The third goal is an energy plan that addresses climate change. Obama reiterated a pledge to "reach out" to leaders of other carbonemitting nations in hopes of getting a global accord on greenhouse gases.

No less a warrior than Winston Churchill once said, "It is better to jaw-jaw than war-war."

Obama has come under fire from Democratic rivals, and withering sarcasm from the Republican right, for promising to open communications with governments that the Bush administration shuns as evil.

"It's important to talk not only to those who are our friends, but to our enemies," Obama said during the interview.

He pledged "aggressive personal diplomacy" to restore America's reputation with erstwhile allies, but went on to say he would talk to such countries as Iran and Syria and Venezuela.

In doing so, Obama would put forth "both sticks and carrots."

Iran could be given a choice, he hinted. It could continue to be aggressively hostile toward Israel and develop nuclear weapons -- and face isolation -- or adopt a more cooperative stance and get help entering the World Trade Organization.

"I will do whatever it takes to keep America safe," Obama stressed.

Candidate-pundit Patrick Buchanan seemed to define the next 15 years of America's political confrontations when he told the 1992 Republican National Convention that the country was in the midst of a "cultural war," and a "religious war" for its soul.

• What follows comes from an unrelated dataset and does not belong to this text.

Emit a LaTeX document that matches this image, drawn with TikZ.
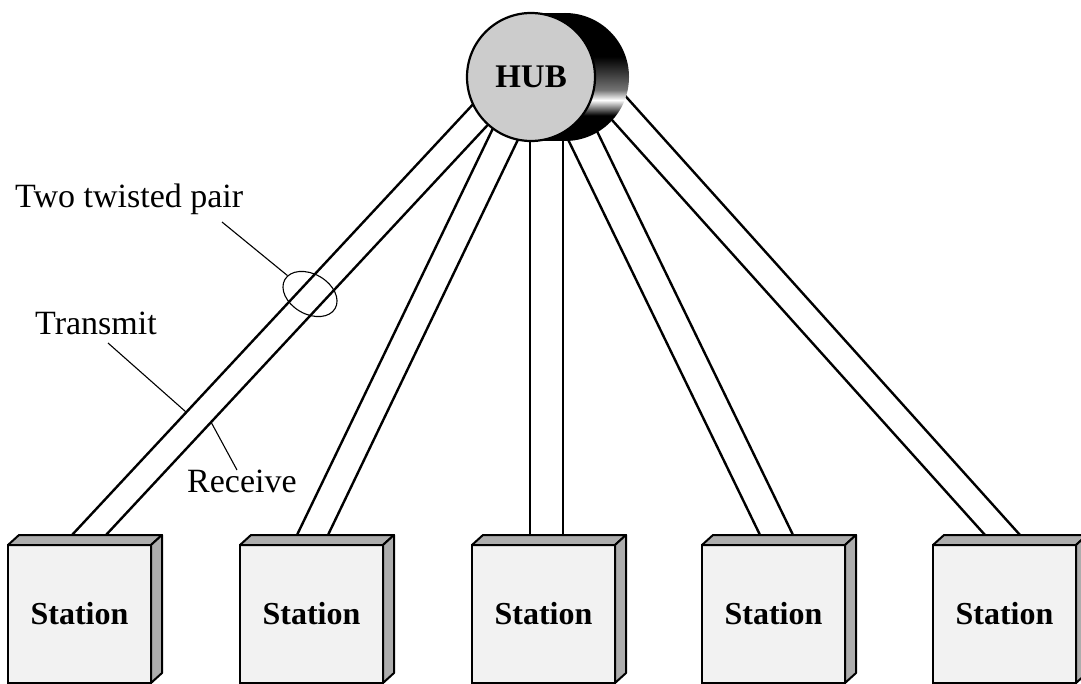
\documentclass[tikz,border=0pt]{standalone}
\usepackage{fontspec}
\setmainfont{Liberation Serif}
\usetikzlibrary{shapes.geometric}
\pgfdeclareverticalshading{hubshade}{100bp}{color(0bp)=(black); color(35bp)=(black); color(41bp)=(white); color(45bp)=(black!55); color(58bp)=(black); color(100bp)=(black)}
\begin{document}
\begin{tikzpicture}[x=1pt,y=-1pt,
  wire/.style={line width=2.4pt},
  ptr/.style={line width=1.1pt},
  lbl/.style={anchor=base west, inner sep=0pt, font=\fontsize{34}{40}\selectfont},
  stbox/.style={draw, line width=2.6pt, fill=black!5, minimum width=143pt, minimum height=138pt, inner sep=0pt, outer sep=0pt, font=\fontsize{32}{38}\selectfont\bfseries},
  face/.style={draw, line width=2pt, fill=black!32, line join=round}]
\useasboundingbox (0,0) rectangle (1081,684);
% wire end points
\coordinate (w1a0) at (72,535);  \coordinate (w1a1) at (477,100);
\coordinate (w1b0) at (106,535); \coordinate (w1b1) at (497,115);
\coordinate (w2a0) at (297,535); \coordinate (w2a1) at (497,120);
\coordinate (w2b0) at (328,535); \coordinate (w2b1) at (525,125);
\coordinate (w3a0) at (530,535); \coordinate (w3a1) at (530,120);
\coordinate (w3b0) at (563,535); \coordinate (w3b1) at (563,120);
\coordinate (w4a0) at (760,535); \coordinate (w4a1) at (561,125);
\coordinate (w4b0) at (793,535); \coordinate (w4b1) at (594,125);
\coordinate (w5a0) at (985,535); \coordinate (w5a1) at (603,110);
\coordinate (w5b0) at (1020,535);\coordinate (w5b1) at (620,90);
\foreach \i in {1,...,5}{
  \draw[wire] (w\i a0) -- (w\i a1);
  \draw[wire] (w\i b0) -- (w\i b1);
}
% hub
\fill[black] (531,13) rectangle (565,141);
\shade[shading=hubshade] (565,77) circle (64);
\node[circle, draw, line width=2.2pt, fill=black!20, minimum size=128pt, inner sep=0pt, outer sep=0pt, font=\fontsize{33}{40}\selectfont\bfseries] (hub) at (531,77) {HUB};
% stations
\foreach \L [count=\i] in {8,240,472,702,933}{
  \node[stbox] (s\i) at (\L+71.5,614) {Station};
  \draw[face] (s\i.north west) -- ++(11,-10) -- ([shift={(11,-10)}]s\i.north east) -- (s\i.north east) -- cycle;
  \draw[face] (s\i.north east) -- ++(11,-10) -- ([shift={(11,-10)}]s\i.south east) -- (s\i.south east) -- cycle;
}
% labels
\node[lbl] (ltp) at (15,208) {Two twisted pair};
\node[lbl] (ltx) at (35,335) {Transmit};
\node[lbl] (lrx) at (187,492) {Receive};
\node[draw, ellipse, ptr, minimum width=58pt, minimum height=40pt, inner sep=0pt, rotate=-30] (tp) at (310,294) {};
\coordinate (ptp) at (222,222);
\draw[ptr] (ptp) -- (tp);
\coordinate (ptx0) at (108,343); \coordinate (ptx1) at (186,412);
\draw[ptr] (ptx0) -- (ptx1);
\coordinate (prx0) at (211,422); \coordinate (prx1) at (237,470);
\draw[ptr] (prx0) -- (prx1);
\end{tikzpicture}
\end{document}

In his book "The Audacity of Hope," Obama talks of coming to his Christian faith as an adult, and voices impatience with those on both sides of the country's cultural divide.

"One thing we've tried to do is talk of faith in this campaign ... to reach out to the evangelical community," he said Tuesday night.

At the same time, however, the Illinois senator spoke of America in terms of a much larger religious tent than that courted last week by Republican presidential hopeful Mitt Romney.

"We are not simply a Christian nation," Obama said. He described America as a religious mosaic that includes Judaism, Buddhism, Hinduism and Islam, and that "we are also a nation of non-believers."

Obama emphasized his friendship with evangelical leaders, and pledged to pursue "common ground" using the secular bully pulpit of the White House. "You can disagree without being disagreeable," he argued.

Obama would open up not only the White House, but also the government as a whole.

A former Harvard Law Review editor, he won a case before the 7th U.S. Circuit Court of Appeals on behalf of Ahmad Baravati, a Chicago broker fired for becoming a whistle-blower when he witnessed fraud.

Obama praised laws on the books, but added, "The problem is we haven't had a very accommodating administration." He argued that President Bush presides over the most secretive and insular administration since Richard Nixon resigned the presidency 33 years ago.

"Transparency and account- ability in government are absolutely critical if we are to restore public trust in this nation's leadership," he argued.

He is gaining, and drawing fire. Earlier this year, Prime Minister John Howard of Australia ridiculed an early Obama statement on troop withdrawal from Iraq. If he were running al-Qaida, Howard snapped, he would "pray as many times as possible for a victory not only for Obama but also for the Democrats."

Obama coolly returned fire.

"I would also note that we have close to 140,000 troops on the ground now, and my understanding is that Mr. Howard has deployed 1,400," he said. "So if he's ginned up to fight the good fight in Iraq, I would suggest that he call up another 20,000 Australians and send them to Iraq. Otherwise, it's just a bunch of empty rhetoric."

Howard was voted out of office in a landslide last month.

Obama's fortunes are going in the opposite direction.
Howie P.S.: If you didn't know what "hagiography" means (like me), you're in luck:
1. biography of saint: biography of a saint or the saints

2. biography revering its subject: biography that treats its subject with undue reverence
Another P-I story by the AP's David Ammons starts with this:
It was well past midnight, Eastern time, when a drooping Barack Obama took the campaign stage. His opening line riffed on an old Tom Hanks movie: "I'm in Seattle and I'm sleepless. I don't get enough sleep."

But the mostly youthful crowd was juiced from an evening of teeth-rattling rock music and Obama quickly shook off his fatigue and launched into a full-throated 25-minute speech that took aim at the Bush-Cheney years, but also his own fellow Democratic contenders for the White House.